Issue Three (and this is the big one): Lundqvist needs to be able to work through his struggles
Lundqvist has handled this situation like a true professional -- not that anyone would expect otherwise. Sean Hartnett wrote up a story highlighting this very fact, and it’s from his story I pulled Lundqvist’s reaction to the current situation before the Rangers beat the Devils:
“You don’t want to over analyze things when you sit out,” Lundqvist said. “There’s a few things, yeah, I need to be a little bit better. My game’s been pretty good for a lot of games as well. I think it’s time to just work hard. I said that after last game and nothing changes. I’ve always had opportunities in the past to play ups and downs — I just play and get in a nice flow. It’s a little different now. You play a couple, you [sit] out. Obviously, it’s a different approach. There’s no excuses. You need to be on top of it and earn your minutes.”
The bold is my emphasis.
Early-season struggles for Lundqvist aren’t anything new. In fact, in January of last year Vigneault was making comments about how Lundqvist had to “re-become” himself and how the rest would sort things out from there. We all know how the whole “expect Lundqvist to do everything” stuff worked from last year. Although, maybe certain people actually don’t, since some circles are still blaming Hank for last year’s collapse.
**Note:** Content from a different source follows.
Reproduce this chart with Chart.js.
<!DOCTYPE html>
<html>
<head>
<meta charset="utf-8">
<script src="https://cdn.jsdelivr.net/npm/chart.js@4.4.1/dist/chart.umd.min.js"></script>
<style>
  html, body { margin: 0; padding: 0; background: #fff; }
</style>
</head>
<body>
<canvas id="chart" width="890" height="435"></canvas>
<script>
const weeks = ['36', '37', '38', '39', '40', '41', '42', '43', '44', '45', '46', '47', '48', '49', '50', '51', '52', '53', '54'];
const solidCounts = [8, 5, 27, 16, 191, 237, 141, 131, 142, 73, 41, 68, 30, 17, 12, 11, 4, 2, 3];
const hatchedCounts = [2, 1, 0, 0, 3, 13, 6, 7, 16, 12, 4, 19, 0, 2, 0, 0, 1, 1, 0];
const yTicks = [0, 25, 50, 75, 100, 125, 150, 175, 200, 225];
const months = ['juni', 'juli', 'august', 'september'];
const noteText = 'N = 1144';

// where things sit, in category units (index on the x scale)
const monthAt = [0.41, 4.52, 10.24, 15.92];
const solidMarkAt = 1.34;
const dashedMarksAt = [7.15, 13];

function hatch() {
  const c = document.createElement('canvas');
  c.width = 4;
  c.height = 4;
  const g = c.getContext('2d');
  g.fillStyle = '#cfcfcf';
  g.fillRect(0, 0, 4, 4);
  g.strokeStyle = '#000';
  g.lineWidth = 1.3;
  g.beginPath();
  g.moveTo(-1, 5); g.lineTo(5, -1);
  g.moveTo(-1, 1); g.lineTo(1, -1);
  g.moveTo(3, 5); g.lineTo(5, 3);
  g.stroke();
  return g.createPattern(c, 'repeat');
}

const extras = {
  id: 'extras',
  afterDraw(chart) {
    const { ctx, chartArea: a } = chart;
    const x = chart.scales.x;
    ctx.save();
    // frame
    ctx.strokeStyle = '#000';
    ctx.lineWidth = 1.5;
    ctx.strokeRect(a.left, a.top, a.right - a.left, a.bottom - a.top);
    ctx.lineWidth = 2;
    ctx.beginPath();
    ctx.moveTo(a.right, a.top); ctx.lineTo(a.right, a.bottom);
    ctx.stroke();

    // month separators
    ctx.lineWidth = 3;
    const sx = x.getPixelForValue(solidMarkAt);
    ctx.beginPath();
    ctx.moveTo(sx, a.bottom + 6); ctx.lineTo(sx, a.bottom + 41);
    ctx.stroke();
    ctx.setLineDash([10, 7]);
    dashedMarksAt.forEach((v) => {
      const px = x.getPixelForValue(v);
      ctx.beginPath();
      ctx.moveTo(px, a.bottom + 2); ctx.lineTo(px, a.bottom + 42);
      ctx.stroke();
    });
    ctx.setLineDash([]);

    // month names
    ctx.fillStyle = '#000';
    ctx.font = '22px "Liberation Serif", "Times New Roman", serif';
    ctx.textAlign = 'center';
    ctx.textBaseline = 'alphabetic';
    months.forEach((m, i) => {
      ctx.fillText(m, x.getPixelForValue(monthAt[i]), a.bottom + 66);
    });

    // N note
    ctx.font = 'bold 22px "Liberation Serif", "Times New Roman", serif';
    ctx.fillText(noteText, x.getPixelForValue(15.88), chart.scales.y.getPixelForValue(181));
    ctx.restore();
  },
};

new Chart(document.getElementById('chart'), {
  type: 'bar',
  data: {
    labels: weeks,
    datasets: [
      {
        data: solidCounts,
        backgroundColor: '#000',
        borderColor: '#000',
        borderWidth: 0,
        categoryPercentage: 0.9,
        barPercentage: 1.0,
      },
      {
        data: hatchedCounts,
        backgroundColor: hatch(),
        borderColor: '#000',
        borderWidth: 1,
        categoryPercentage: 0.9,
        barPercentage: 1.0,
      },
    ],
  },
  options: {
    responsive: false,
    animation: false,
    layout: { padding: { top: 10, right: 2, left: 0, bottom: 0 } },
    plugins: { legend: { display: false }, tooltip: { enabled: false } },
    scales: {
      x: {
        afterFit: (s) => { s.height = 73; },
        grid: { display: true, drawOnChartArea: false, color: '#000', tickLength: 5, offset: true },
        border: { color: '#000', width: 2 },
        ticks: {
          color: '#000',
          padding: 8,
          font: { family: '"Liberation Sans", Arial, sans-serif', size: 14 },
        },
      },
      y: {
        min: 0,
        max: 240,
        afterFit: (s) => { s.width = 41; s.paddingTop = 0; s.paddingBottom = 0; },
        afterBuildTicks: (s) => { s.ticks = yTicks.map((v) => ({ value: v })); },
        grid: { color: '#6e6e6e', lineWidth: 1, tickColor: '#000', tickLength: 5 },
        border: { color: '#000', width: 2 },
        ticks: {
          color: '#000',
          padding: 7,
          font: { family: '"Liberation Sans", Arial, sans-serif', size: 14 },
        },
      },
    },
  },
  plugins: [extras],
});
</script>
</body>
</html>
To this point: Unless Raanta is the guy moving forward, Lundqvist needs to be given an opportunity to work through his struggles. Unlike most goalies, Lundqvist needs a massive workload to keep himself in form, and he’s always been against the ideology of resting to be fresh for the playoffs. Hank focuses on an almost Buddha-like level, and has utilized the work to maintain his level of play when he’s struggling. Just look at his quote above, he wants to work through it like he always has.
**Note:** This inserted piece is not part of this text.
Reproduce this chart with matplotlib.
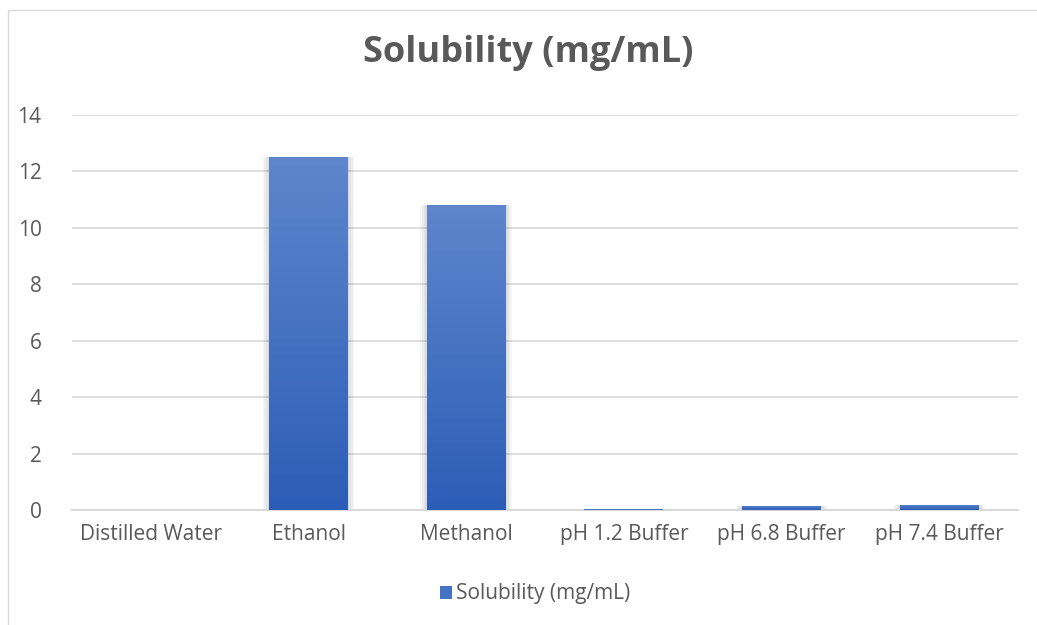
import numpy as np
import matplotlib.pyplot as plt
from matplotlib.patches import Rectangle, Patch
from matplotlib.colors import LinearSegmentedColormap

categories = ["Distilled Water", "Ethanol", "Methanol", "pH 1.2 Buffer", "pH 6.8 Buffer", "pH 7.4 Buffer"]
solubility = [0.005, 12.5, 10.8, 0.03, 0.15, 0.19]
yticks = [0, 2, 4, 6, 8, 10, 12, 14]

plt.rcParams['font.family'] = ['Open Sans', 'DejaVu Sans']
text_col = '#595959'

fig = plt.figure(figsize=(10.37, 6.25), dpi=100)
# outer chart frame (cut at right and bottom like the screenshot)
fig.patches.append(Rectangle((8 / 1037, -0.1), 1.2, 1 - 10 / 625 + 0.1, transform=fig.transFigure,
                             fill=False, edgecolor='#D9D9D9', linewidth=1.0))

ax = fig.add_axes([72 / 1037, 115 / 625, 946 / 1037, 395 / 625])

cmap = LinearSegmentedColormap.from_list('bar', ['#2C5DB6', '#5E86CC'])
grad = np.linspace(0, 1, 256).reshape(-1, 1)
bars = ax.bar(categories, solubility, width=0.5, color='none', zorder=3)
for b in bars:
    x0, w, h = b.get_x(), b.get_width(), b.get_height()
    # soft blurred shadow, a few layers
    for k in range(1, 5):
        d = 0.01 * k
        ax.add_patch(Rectangle((x0 - d, -0.05 * k), w + 2 * d, h + 0.05 * k, facecolor='#000000',
                               alpha=0.035, edgecolor='none', zorder=2))
    im = ax.imshow(grad, cmap=cmap, extent=(x0, x0 + w, 0, max(h, 1e-6)), origin='lower',
                   aspect='auto', zorder=3)
    im.set_clip_path(b)

ax.set_xlim(-0.5, len(categories) - 0.5)
ax.set_ylim(0, 14)
ax.set_yticks(yticks)
ax.yaxis.grid(True, color='#D9D9D9', linewidth=1.2, zorder=0)
ax.set_axisbelow(True)
for s in ['top', 'right', 'left']:
    ax.spines[s].set_visible(False)
ax.spines['bottom'].set_color('#D9D9D9')
ax.spines['bottom'].set_linewidth(1.5)
ax.tick_params(axis='both', length=0, labelsize=15, labelcolor=text_col)
ax.tick_params(axis='y', pad=22)
ax.tick_params(axis='x', pad=10)

fig.text(528 / 1037, 1 - 53 / 625, "Solubility (mg/mL)", ha='center', va='center',
         fontsize=26, fontweight='bold', color=text_col)

handle = Patch(facecolor='#4472C4', edgecolor='none')
fig.legend([handle], ["Solubility (mg/mL)"], loc='center', bbox_to_anchor=(535 / 1037, 1 - 594 / 625),
           frameon=False, fontsize=15, labelcolor=text_col, handlelength=0.6, handleheight=0.6,
           handletextpad=0.2)

fig.savefig('out.png', dpi=100)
Playing “the hot hand” doesn’t work when Lundqvist isn’t the hot hand and still the guy. In the event Raanta isn’t going to be the backup anymore this is a different story, but I doubt we’re going there. The importance of getting Lundqvist to where the team needs him is more important what whatever message Vigneault thinks he’s sending — since he contradicts himself by not doing it with other veterans on the team.
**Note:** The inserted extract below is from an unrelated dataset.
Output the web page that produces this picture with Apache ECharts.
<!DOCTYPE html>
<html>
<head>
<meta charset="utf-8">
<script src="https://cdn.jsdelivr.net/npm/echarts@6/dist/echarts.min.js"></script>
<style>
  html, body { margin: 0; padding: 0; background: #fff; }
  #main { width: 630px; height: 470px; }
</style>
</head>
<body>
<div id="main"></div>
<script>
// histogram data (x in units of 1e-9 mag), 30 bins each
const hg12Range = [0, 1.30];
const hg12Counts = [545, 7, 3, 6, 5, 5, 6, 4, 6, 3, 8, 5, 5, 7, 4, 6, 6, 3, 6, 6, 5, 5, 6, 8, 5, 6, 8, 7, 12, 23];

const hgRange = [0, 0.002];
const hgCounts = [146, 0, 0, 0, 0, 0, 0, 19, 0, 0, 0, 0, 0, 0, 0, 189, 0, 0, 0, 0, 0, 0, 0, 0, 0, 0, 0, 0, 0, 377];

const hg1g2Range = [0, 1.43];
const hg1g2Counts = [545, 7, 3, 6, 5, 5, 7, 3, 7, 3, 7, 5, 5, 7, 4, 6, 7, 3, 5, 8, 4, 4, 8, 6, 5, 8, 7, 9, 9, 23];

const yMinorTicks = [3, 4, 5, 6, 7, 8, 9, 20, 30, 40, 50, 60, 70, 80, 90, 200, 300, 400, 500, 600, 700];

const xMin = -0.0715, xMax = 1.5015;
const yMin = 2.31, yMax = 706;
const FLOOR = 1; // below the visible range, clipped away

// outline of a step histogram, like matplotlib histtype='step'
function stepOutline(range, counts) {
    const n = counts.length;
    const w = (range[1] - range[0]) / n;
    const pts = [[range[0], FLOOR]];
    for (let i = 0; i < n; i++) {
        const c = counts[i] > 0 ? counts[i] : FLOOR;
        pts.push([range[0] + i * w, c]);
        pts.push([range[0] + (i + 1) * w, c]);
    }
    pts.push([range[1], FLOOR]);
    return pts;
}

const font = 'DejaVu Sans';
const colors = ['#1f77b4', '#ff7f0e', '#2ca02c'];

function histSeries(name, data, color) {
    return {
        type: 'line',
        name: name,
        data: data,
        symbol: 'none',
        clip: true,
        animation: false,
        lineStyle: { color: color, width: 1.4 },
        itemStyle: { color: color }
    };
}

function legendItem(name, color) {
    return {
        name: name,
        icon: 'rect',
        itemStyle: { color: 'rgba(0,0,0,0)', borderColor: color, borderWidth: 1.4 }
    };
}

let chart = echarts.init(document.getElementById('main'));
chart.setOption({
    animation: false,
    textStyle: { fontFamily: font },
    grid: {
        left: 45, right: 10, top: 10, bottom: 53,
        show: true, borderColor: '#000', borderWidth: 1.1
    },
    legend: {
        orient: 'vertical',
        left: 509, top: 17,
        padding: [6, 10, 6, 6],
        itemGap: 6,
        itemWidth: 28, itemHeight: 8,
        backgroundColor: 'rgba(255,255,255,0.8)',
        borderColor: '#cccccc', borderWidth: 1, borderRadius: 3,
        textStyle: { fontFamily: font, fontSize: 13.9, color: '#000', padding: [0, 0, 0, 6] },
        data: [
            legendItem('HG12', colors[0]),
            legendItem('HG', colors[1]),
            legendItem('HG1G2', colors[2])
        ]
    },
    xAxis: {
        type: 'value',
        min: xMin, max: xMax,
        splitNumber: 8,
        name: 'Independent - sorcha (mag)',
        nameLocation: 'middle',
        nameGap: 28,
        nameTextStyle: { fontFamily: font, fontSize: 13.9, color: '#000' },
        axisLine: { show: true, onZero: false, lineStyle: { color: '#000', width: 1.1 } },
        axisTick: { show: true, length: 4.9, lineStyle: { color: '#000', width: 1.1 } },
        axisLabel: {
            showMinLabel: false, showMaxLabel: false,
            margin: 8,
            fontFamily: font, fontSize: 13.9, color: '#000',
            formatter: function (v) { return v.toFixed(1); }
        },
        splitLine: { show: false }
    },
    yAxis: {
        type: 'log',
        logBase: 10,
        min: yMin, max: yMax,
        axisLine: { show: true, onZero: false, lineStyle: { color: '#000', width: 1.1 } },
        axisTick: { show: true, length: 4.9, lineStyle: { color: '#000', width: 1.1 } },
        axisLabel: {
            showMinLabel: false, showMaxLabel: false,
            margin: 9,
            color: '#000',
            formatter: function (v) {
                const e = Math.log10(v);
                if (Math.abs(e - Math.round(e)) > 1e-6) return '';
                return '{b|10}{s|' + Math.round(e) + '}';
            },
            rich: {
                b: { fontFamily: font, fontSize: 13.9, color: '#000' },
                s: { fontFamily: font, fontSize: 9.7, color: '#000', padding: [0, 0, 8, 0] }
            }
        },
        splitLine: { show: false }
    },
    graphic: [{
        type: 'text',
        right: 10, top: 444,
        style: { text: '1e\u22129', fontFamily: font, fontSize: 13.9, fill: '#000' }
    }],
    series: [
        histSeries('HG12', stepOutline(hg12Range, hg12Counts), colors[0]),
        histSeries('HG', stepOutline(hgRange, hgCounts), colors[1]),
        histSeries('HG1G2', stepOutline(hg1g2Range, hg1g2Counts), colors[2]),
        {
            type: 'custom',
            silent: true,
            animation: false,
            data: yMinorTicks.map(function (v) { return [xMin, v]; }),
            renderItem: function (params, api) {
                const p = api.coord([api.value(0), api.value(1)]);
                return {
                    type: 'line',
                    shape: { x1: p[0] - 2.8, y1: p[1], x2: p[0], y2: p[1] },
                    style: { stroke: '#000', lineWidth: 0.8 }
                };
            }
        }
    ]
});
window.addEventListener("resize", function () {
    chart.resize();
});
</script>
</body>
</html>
What’s more, the team plays differently in front of Raanta than Hank. For the people crying for Raants because “Hank is washed up” let me show you a few things:
Rangers Corsi For Percentage in games started by— Brandon Cohen (@brandonco4) December 12, 2016
Henrik Lundqvist: 46%
Antti Raanta: 53%
5v5 SA60— Tom Urtz Jr. (@TomUrtzJr) December 12, 2016
Lundqvist-34.72 | Raanta 22.09
5V5 HD Shots Faced— Tom Urtz Jr. (@TomUrtzJr) December 12, 2016
Lundqvist- 26 | Raanta- 11
5v5 Shots Faced— Tom Urtz Jr. (@TomUrtzJr) December 12, 2016
Lundqvist- 87 | Raanta- 51
The Rangers do adjust their defensive formations in front of Raanta rather than Lundqvist. Dave goes into some more detail here to help explain things. On top of that, I do think there’s a mentality difference between the two goalies. Lundqvist has been left holding the mop when this team spills their milk for a decade, so players subconsciously might not care about taking the extra risk when assuming he’s got their back. With Raanta the Rangers do look tighter, and the above is proof that the two goalies are seeing vastly different attacks from their opponents.
As I’ve said on Twitter, it’s Vigneault’s job to figure out A) why this is the case, and B) how he can get the team to tighten up around Hank.
And while we’ve admitted Hank has not been his all-world self, people who are blaming the entire situation on him are missing the point. They’re also ignoring the bigger problems on this team and actually believe that Lundqvist is the only or biggest problem.
Then again, it’s Vigneault that’s creating this mess in the first place.
Wouldn’t be the first time he’s done that. But then again, it also wouldn’t be the first time some of the things he did in Vancouver that got him fired returned here on Broadway.